Here are three different kinds of hot weather refreshers that kids can whip up themselves with minimal adult supervision using a blender or food processor. The preparation of each recipe ranges in difficulty from a very simple grape soda that the youngest of aspiring chefs can easily make, to slightly more complex recipes for a fruit slush and a classic smoothie for the child with a little more culinary experience.
GRAPE SODA: A child of almost any age can make this sparkling soda with a blender. Do not skip the frozen grape ice cubes in this recipe as they provide the fiber that is a key to digesting the sugar in the grape juice. While this drink could be made without the lemon juice or the agave, both do add accent flavors that complement the grape juice. They also provide a short ingredient list for a beginner to follow – good practice with delicious results!
2 cups seedless red grapes
1 TBS Melissa’s Lemon Juice
1 TBS Melissa’s Organic Blue Agave Syrup
1 cup seltzer water
½ cup seedless red grapes (frozen)
Puree grapes in a blender. Pour the puree through a fine-mesh strainer set over a medium bowl. Press on the solids to extract all the juice. Transfer the juice to a small pitcher, add the lemon juice and agave, then stir until the agave is completely dissolved. Add the seltzer water and mix thoroughly. Pour into a tall glass filled with a few ice cubes, but mostly the frozen grapes. Enjoy!

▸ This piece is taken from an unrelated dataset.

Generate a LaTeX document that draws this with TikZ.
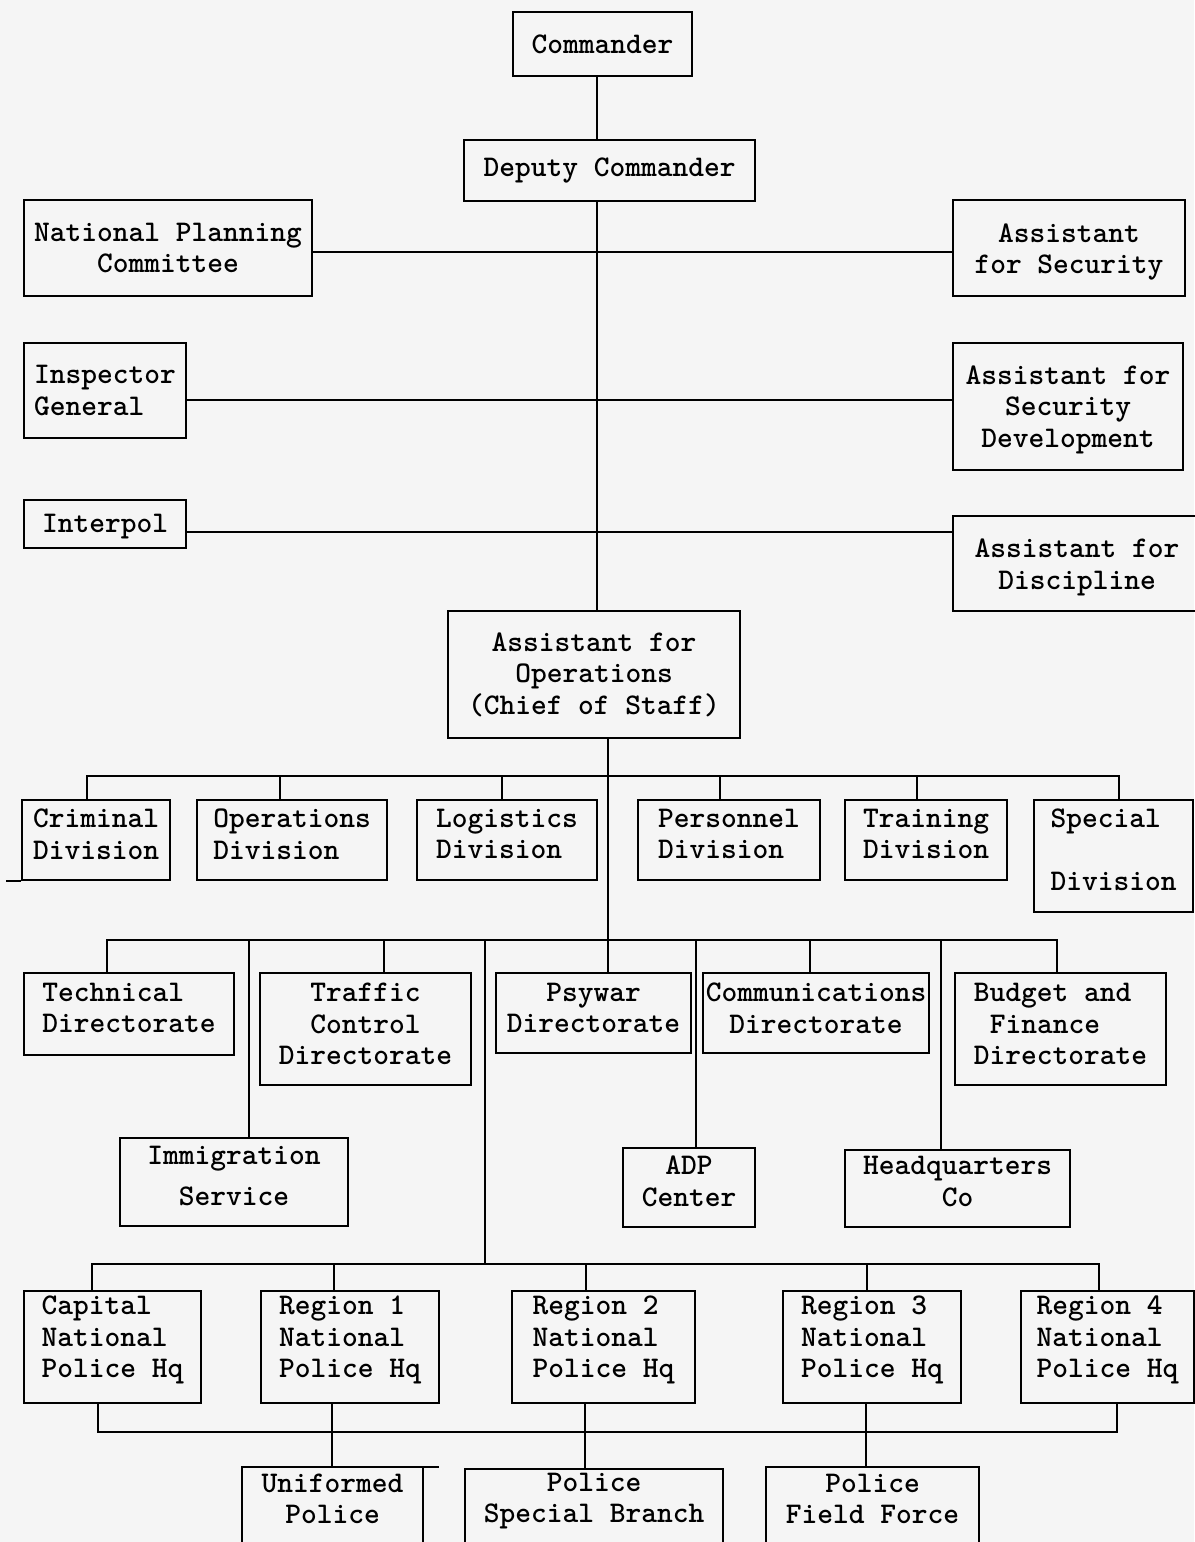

Fruit Slushies: Pictured in the prep is a strawberry-kiwi slush as an example, though slushies can be made of just about fruit or combination of fruits – the preparation is the same. The slush was popularized by a national convenience store retailer in 1966, merchandising the drink using a slightly different name. Some of the flavors offered do have fruit names, but the flavors are artificial and the sugar content is off the charts. Here’s a much, much healthier recipe and a few fruit combination suggestions. However the fun for your kitchen helpers will be experimenting with their own fruit combinations…a great way to spend a hot August afternoon!
½ cup fresh strawberries, halved (or any favorite fruit)
½ cup fresh kiwi fruit, peeled (or any favorite fruit)
½ cup ice cubes
½ TSP salt
Combine all of the ingredients in a high powered blender. Blend until ice is crushed but not completely pureed. Serve immediately.
Orange Cream Popsicle Smoothie: This refreshing drink captures the familiar flavors of the iconic Creamsicle® Popsicle using real oranges instead frozen orange-flavored sugar water and low-fat yogurt rather than high-calorie ice cream. A very simple prep, though the frozen OJ does require planning ahead; these cubes are really the key to the rich flavor of this drink.
Orange Cream Smoothie
2 navel oranges, peeled, separated into sections
½ cup fat-free yogurt
½ tsp. vanilla extract
8 ice cubes of fresh squeezed orange juice
Combine the orange, yogurt, vanilla, and ice cubes. Process until smooth. Pour into a tall glass.